start

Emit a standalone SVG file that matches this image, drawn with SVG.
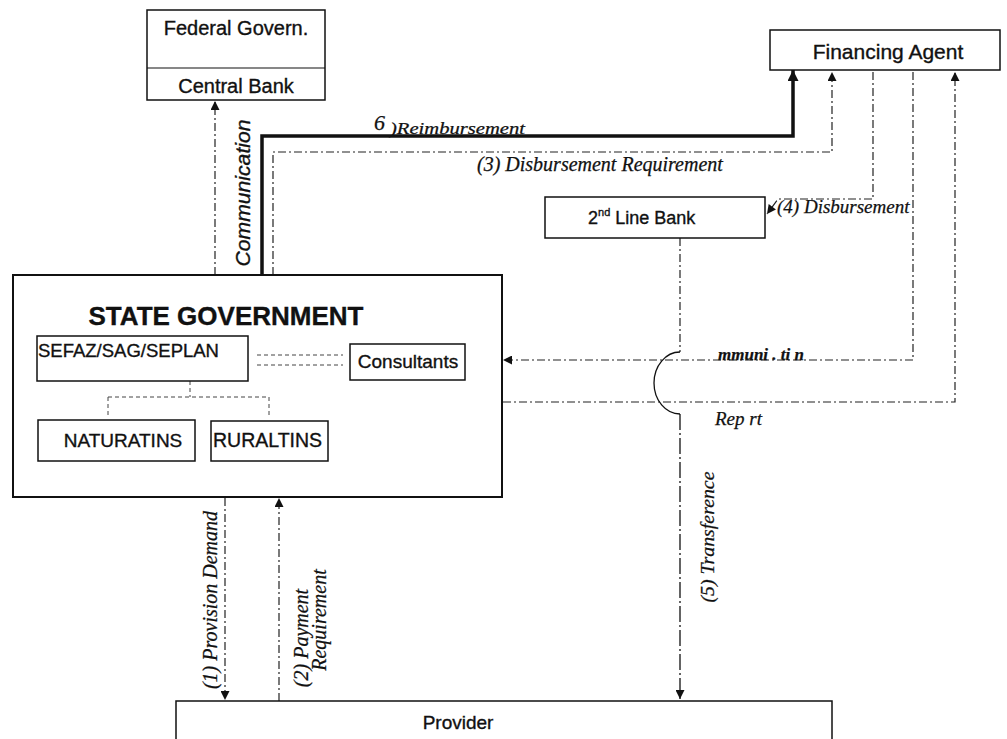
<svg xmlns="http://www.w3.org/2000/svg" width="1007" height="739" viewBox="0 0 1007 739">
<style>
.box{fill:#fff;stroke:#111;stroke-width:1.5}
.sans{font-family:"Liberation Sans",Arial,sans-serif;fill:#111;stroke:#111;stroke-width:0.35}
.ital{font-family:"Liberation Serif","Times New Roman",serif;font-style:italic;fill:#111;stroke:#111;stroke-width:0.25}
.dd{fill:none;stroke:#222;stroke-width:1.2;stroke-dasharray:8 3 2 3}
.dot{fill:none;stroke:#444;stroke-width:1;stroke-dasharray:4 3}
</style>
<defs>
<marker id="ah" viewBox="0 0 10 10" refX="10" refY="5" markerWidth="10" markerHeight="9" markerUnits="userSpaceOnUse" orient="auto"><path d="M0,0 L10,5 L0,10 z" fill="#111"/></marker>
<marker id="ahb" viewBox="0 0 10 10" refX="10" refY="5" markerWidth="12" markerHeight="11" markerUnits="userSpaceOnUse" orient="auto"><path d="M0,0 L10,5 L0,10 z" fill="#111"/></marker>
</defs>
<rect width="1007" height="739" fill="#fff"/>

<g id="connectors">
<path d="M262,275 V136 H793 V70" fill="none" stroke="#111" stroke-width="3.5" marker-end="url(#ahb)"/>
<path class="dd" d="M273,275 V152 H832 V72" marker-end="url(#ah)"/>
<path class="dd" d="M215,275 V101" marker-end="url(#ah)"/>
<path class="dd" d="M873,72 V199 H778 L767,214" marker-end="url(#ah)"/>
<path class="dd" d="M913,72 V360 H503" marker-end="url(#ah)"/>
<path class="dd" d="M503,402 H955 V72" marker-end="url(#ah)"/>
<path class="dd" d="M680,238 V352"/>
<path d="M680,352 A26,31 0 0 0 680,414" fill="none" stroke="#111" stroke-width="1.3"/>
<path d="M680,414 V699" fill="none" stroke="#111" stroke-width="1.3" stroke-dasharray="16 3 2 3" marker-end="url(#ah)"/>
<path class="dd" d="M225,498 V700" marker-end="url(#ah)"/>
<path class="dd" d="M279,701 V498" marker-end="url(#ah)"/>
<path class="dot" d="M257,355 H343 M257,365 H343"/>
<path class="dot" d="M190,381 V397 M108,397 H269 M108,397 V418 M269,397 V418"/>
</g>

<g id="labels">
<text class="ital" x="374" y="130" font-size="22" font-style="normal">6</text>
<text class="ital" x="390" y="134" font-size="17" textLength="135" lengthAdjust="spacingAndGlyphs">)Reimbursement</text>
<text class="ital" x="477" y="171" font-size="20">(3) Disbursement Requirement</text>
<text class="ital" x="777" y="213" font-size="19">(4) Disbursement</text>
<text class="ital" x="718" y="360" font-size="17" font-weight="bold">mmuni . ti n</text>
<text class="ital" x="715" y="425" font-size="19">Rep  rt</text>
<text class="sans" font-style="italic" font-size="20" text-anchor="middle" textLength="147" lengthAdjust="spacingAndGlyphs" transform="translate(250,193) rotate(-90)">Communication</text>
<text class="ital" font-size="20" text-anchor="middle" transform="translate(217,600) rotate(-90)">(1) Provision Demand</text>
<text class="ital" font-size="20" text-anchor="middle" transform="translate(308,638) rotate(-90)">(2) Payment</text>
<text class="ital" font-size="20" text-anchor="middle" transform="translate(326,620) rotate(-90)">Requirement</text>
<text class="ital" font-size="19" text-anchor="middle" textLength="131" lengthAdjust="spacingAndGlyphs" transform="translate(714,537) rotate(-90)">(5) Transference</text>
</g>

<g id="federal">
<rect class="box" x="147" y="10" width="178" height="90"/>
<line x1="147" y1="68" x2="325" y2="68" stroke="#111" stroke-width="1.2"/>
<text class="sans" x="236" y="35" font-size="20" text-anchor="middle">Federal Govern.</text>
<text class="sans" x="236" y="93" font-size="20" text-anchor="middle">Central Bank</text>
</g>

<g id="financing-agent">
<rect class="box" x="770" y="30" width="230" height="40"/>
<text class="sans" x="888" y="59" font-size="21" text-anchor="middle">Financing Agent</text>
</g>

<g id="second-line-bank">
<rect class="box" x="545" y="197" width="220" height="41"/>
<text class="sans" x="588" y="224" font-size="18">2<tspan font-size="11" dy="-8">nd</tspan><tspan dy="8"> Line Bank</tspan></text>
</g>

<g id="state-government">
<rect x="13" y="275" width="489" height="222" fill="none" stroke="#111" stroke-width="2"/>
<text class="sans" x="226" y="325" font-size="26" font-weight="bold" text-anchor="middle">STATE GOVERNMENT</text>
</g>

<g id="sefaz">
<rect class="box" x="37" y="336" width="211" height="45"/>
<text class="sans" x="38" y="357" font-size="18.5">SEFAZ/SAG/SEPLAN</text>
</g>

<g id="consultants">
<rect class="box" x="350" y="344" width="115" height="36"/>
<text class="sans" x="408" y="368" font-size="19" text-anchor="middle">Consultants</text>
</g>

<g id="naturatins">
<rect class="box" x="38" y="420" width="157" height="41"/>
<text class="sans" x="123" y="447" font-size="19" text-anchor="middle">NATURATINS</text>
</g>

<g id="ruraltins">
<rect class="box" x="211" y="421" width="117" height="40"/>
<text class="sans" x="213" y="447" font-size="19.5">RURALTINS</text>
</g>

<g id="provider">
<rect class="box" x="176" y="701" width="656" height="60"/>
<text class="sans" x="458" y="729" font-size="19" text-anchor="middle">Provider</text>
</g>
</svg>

end

### CHALLENGE
Repeat the listing above exactly, with no pictures.

### REPLY
Emit a standalone SVG file that matches this image, drawn with SVG.
<svg xmlns="http://www.w3.org/2000/svg" width="1007" height="739" viewBox="0 0 1007 739">
<style>
.box{fill:#fff;stroke:#111;stroke-width:1.5}
.sans{font-family:"Liberation Sans",Arial,sans-serif;fill:#111;stroke:#111;stroke-width:0.35}
.ital{font-family:"Liberation Serif","Times New Roman",serif;font-style:italic;fill:#111;stroke:#111;stroke-width:0.25}
.dd{fill:none;stroke:#222;stroke-width:1.2;stroke-dasharray:8 3 2 3}
.dot{fill:none;stroke:#444;stroke-width:1;stroke-dasharray:4 3}
</style>
<defs>
<marker id="ah" viewBox="0 0 10 10" refX="10" refY="5" markerWidth="10" markerHeight="9" markerUnits="userSpaceOnUse" orient="auto"><path d="M0,0 L10,5 L0,10 z" fill="#111"/></marker>
<marker id="ahb" viewBox="0 0 10 10" refX="10" refY="5" markerWidth="12" markerHeight="11" markerUnits="userSpaceOnUse" orient="auto"><path d="M0,0 L10,5 L0,10 z" fill="#111"/></marker>
</defs>
<rect width="1007" height="739" fill="#fff"/>

<g id="connectors">
<path d="M262,275 V136 H793 V70" fill="none" stroke="#111" stroke-width="3.5" marker-end="url(#ahb)"/>
<path class="dd" d="M273,275 V152 H832 V72" marker-end="url(#ah)"/>
<path class="dd" d="M215,275 V101" marker-end="url(#ah)"/>
<path class="dd" d="M873,72 V199 H778 L767,214" marker-end="url(#ah)"/>
<path class="dd" d="M913,72 V360 H503" marker-end="url(#ah)"/>
<path class="dd" d="M503,402 H955 V72" marker-end="url(#ah)"/>
<path class="dd" d="M680,238 V352"/>
<path d="M680,352 A26,31 0 0 0 680,414" fill="none" stroke="#111" stroke-width="1.3"/>
<path d="M680,414 V699" fill="none" stroke="#111" stroke-width="1.3" stroke-dasharray="16 3 2 3" marker-end="url(#ah)"/>
<path class="dd" d="M225,498 V700" marker-end="url(#ah)"/>
<path class="dd" d="M279,701 V498" marker-end="url(#ah)"/>
<path class="dot" d="M257,355 H343 M257,365 H343"/>
<path class="dot" d="M190,381 V397 M108,397 H269 M108,397 V418 M269,397 V418"/>
</g>

<g id="labels">
<text class="ital" x="374" y="130" font-size="22" font-style="normal">6</text>
<text class="ital" x="390" y="134" font-size="17" textLength="135" lengthAdjust="spacingAndGlyphs">)Reimbursement</text>
<text class="ital" x="477" y="171" font-size="20">(3) Disbursement Requirement</text>
<text class="ital" x="777" y="213" font-size="19">(4) Disbursement</text>
<text class="ital" x="718" y="360" font-size="17" font-weight="bold">mmuni . ti n</text>
<text class="ital" x="715" y="425" font-size="19">Rep  rt</text>
<text class="sans" font-style="italic" font-size="20" text-anchor="middle" textLength="147" lengthAdjust="spacingAndGlyphs" transform="translate(250,193) rotate(-90)">Communication</text>
<text class="ital" font-size="20" text-anchor="middle" transform="translate(217,600) rotate(-90)">(1) Provision Demand</text>
<text class="ital" font-size="20" text-anchor="middle" transform="translate(308,638) rotate(-90)">(2) Payment</text>
<text class="ital" font-size="20" text-anchor="middle" transform="translate(326,620) rotate(-90)">Requirement</text>
<text class="ital" font-size="19" text-anchor="middle" textLength="131" lengthAdjust="spacingAndGlyphs" transform="translate(714,537) rotate(-90)">(5) Transference</text>
</g>

<g id="federal">
<rect class="box" x="147" y="10" width="178" height="90"/>
<line x1="147" y1="68" x2="325" y2="68" stroke="#111" stroke-width="1.2"/>
<text class="sans" x="236" y="35" font-size="20" text-anchor="middle">Federal Govern.</text>
<text class="sans" x="236" y="93" font-size="20" text-anchor="middle">Central Bank</text>
</g>

<g id="financing-agent">
<rect class="box" x="770" y="30" width="230" height="40"/>
<text class="sans" x="888" y="59" font-size="21" text-anchor="middle">Financing Agent</text>
</g>

<g id="second-line-bank">
<rect class="box" x="545" y="197" width="220" height="41"/>
<text class="sans" x="588" y="224" font-size="18">2<tspan font-size="11" dy="-8">nd</tspan><tspan dy="8"> Line Bank</tspan></text>
</g>

<g id="state-government">
<rect x="13" y="275" width="489" height="222" fill="none" stroke="#111" stroke-width="2"/>
<text class="sans" x="226" y="325" font-size="26" font-weight="bold" text-anchor="middle">STATE GOVERNMENT</text>
</g>

<g id="sefaz">
<rect class="box" x="37" y="336" width="211" height="45"/>
<text class="sans" x="38" y="357" font-size="18.5">SEFAZ/SAG/SEPLAN</text>
</g>

<g id="consultants">
<rect class="box" x="350" y="344" width="115" height="36"/>
<text class="sans" x="408" y="368" font-size="19" text-anchor="middle">Consultants</text>
</g>

<g id="naturatins">
<rect class="box" x="38" y="420" width="157" height="41"/>
<text class="sans" x="123" y="447" font-size="19" text-anchor="middle">NATURATINS</text>
</g>

<g id="ruraltins">
<rect class="box" x="211" y="421" width="117" height="40"/>
<text class="sans" x="213" y="447" font-size="19.5">RURALTINS</text>
</g>

<g id="provider">
<rect class="box" x="176" y="701" width="656" height="60"/>
<text class="sans" x="458" y="729" font-size="19" text-anchor="middle">Provider</text>
</g>
</svg>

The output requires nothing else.